Hiervon ausgehend war die Anweisung des beklagten Freistaats zur Durchführung von PCR-Tests nach dem betrieblichen Hygienekonzept der Bayerischen Staatsoper rechtmäßig. Die Bayerische Staatsoper hat mit Blick auf die pandemische Verbreitung von SARS-CoV-2 mit diffusem Ansteckungsgeschehen zunächst technische und organisatorische Maßnahmen ergriffen, diese aber als nicht ausreichend erachtet.
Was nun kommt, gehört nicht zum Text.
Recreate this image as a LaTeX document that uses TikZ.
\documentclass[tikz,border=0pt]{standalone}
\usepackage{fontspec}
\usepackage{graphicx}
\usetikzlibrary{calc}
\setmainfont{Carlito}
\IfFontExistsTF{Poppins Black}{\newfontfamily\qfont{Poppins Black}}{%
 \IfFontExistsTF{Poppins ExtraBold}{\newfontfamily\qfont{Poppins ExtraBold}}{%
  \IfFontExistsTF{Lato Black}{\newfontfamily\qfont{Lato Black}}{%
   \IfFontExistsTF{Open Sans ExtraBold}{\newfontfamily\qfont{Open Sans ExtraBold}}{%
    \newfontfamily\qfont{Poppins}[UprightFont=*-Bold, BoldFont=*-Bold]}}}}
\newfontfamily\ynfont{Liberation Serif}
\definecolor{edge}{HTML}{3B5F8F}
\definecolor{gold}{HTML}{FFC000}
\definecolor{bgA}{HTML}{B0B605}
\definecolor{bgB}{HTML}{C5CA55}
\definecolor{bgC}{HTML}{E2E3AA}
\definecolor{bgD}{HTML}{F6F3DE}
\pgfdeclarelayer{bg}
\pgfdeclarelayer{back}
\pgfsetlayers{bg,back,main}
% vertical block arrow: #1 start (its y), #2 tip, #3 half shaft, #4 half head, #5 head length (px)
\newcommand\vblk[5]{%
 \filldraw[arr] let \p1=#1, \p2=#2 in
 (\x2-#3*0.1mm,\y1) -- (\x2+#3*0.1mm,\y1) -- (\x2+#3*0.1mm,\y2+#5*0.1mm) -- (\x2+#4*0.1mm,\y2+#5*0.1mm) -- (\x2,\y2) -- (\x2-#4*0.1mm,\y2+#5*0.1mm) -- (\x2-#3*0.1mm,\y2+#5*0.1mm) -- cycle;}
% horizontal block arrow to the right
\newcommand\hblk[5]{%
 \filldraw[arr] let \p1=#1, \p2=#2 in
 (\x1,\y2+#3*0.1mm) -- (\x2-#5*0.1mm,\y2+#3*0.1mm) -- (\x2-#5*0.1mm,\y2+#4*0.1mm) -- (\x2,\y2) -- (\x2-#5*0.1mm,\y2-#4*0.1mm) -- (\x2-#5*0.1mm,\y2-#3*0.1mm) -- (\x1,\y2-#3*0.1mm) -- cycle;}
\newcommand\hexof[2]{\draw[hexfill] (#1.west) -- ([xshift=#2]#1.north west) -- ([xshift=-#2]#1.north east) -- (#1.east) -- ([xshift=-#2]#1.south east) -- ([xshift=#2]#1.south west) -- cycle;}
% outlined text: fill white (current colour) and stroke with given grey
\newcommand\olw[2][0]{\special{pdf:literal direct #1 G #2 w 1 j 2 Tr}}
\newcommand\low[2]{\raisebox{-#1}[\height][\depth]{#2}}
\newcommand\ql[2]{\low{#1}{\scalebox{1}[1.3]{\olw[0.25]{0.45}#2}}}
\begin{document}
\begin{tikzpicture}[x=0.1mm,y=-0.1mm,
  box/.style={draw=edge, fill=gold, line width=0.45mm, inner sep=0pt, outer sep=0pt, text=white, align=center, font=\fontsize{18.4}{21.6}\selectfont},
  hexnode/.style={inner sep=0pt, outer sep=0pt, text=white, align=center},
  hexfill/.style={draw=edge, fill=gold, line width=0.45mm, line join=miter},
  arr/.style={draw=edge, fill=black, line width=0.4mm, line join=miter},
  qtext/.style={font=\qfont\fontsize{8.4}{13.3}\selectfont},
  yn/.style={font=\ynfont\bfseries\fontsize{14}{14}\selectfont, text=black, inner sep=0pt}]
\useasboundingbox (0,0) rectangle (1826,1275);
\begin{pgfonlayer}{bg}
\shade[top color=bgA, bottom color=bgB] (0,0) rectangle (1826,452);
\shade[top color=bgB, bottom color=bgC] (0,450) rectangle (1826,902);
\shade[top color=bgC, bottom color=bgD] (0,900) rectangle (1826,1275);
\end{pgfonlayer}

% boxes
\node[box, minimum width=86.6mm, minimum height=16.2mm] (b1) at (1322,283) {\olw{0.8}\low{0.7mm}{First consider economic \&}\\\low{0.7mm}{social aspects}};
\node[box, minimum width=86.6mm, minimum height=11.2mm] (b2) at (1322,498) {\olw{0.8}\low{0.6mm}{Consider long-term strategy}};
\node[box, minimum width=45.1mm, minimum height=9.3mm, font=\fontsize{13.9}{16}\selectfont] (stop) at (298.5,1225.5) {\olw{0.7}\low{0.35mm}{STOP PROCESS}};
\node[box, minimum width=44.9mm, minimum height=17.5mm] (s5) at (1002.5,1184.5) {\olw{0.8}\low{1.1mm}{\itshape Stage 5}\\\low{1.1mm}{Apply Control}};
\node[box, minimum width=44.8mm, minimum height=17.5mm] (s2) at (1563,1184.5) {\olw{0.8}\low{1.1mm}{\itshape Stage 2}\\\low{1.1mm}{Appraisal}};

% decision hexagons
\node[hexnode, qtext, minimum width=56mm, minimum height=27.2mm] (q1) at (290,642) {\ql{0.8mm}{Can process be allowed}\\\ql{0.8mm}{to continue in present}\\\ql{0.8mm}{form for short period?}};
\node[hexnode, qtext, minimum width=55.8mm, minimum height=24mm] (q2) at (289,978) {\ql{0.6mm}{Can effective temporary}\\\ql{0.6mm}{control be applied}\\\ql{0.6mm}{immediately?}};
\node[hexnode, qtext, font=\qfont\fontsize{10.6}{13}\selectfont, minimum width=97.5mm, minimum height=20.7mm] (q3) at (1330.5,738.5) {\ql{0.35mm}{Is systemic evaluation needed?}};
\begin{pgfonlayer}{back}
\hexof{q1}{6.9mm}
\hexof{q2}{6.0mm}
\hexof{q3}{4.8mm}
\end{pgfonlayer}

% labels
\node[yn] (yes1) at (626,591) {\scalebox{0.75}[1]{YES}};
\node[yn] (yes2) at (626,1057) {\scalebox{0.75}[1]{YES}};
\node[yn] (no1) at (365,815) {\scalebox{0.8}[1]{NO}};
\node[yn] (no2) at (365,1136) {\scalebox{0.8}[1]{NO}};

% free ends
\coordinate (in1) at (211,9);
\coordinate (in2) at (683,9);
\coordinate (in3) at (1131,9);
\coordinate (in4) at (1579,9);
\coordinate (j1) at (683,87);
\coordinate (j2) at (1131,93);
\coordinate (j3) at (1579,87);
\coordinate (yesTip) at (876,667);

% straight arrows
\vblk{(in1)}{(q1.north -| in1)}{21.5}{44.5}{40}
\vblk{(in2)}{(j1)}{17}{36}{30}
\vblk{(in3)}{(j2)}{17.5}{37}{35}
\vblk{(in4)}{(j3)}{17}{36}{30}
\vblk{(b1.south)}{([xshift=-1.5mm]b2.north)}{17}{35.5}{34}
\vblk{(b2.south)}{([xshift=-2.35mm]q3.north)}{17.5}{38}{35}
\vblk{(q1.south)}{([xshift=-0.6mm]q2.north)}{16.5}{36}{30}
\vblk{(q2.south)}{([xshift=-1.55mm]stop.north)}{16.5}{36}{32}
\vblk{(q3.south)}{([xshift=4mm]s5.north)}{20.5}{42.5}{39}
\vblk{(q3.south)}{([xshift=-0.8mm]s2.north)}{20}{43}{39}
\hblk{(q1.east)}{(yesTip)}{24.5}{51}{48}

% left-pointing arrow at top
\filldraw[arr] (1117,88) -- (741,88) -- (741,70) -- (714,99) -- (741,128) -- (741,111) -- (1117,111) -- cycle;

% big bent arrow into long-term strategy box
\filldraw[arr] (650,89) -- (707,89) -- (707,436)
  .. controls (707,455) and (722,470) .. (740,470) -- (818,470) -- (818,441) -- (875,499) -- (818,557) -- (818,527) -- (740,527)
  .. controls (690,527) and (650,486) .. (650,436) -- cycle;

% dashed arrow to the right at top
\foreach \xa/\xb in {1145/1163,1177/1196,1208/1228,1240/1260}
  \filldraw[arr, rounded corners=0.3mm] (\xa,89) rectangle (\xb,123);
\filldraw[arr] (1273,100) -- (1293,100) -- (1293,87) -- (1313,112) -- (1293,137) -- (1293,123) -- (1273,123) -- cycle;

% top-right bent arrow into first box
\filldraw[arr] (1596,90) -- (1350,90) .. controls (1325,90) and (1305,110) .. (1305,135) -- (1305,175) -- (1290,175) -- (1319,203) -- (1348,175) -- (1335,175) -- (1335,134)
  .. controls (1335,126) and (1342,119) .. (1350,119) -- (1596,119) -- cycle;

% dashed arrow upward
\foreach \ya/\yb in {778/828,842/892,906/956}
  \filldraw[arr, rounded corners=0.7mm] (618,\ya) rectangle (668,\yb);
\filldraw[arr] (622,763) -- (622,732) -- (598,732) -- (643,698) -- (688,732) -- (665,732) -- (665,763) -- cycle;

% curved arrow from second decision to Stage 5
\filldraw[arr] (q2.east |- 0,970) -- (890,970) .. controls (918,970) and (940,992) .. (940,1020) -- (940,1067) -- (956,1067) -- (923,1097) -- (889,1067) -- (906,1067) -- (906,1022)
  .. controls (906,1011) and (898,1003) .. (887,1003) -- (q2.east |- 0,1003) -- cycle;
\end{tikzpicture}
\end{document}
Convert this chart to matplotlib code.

Sie hat sodann – auch um den Vorgaben der Sechsten Bayerischen Infektionsschutzmaßnahmen-Verordnung zu genügen – mit wissenschaftlicher Unterstützung ein Hygienekonzept erarbeitet, das für Personen aus der Gruppe der Orchestermusiker PCR-Tests alle ein bis drei Wochen vorsah. Hierdurch sollte der Spielbetrieb ermöglicht und die Gesundheit der Beschäftigten geschützt werden. Die auf diesem Konzept beruhenden Anweisungen an die Klägerin entsprachen billigem Ermessen i.S.v. § 106 GewO. Der mit der Durchführung der Tests verbundene minimale Eingriff in die körperliche Unversehrtheit ist verhältnismäßig. Auch das Grundrecht auf informationelle Selbstbestimmung macht die Testanordnung nicht unzulässig, zumal ein positives Testergebnis mit Blick auf die infektionsschutzrechtlichen Meldepflichten und die Kontaktnachverfolgung ohnedies im Betrieb bekannt wird.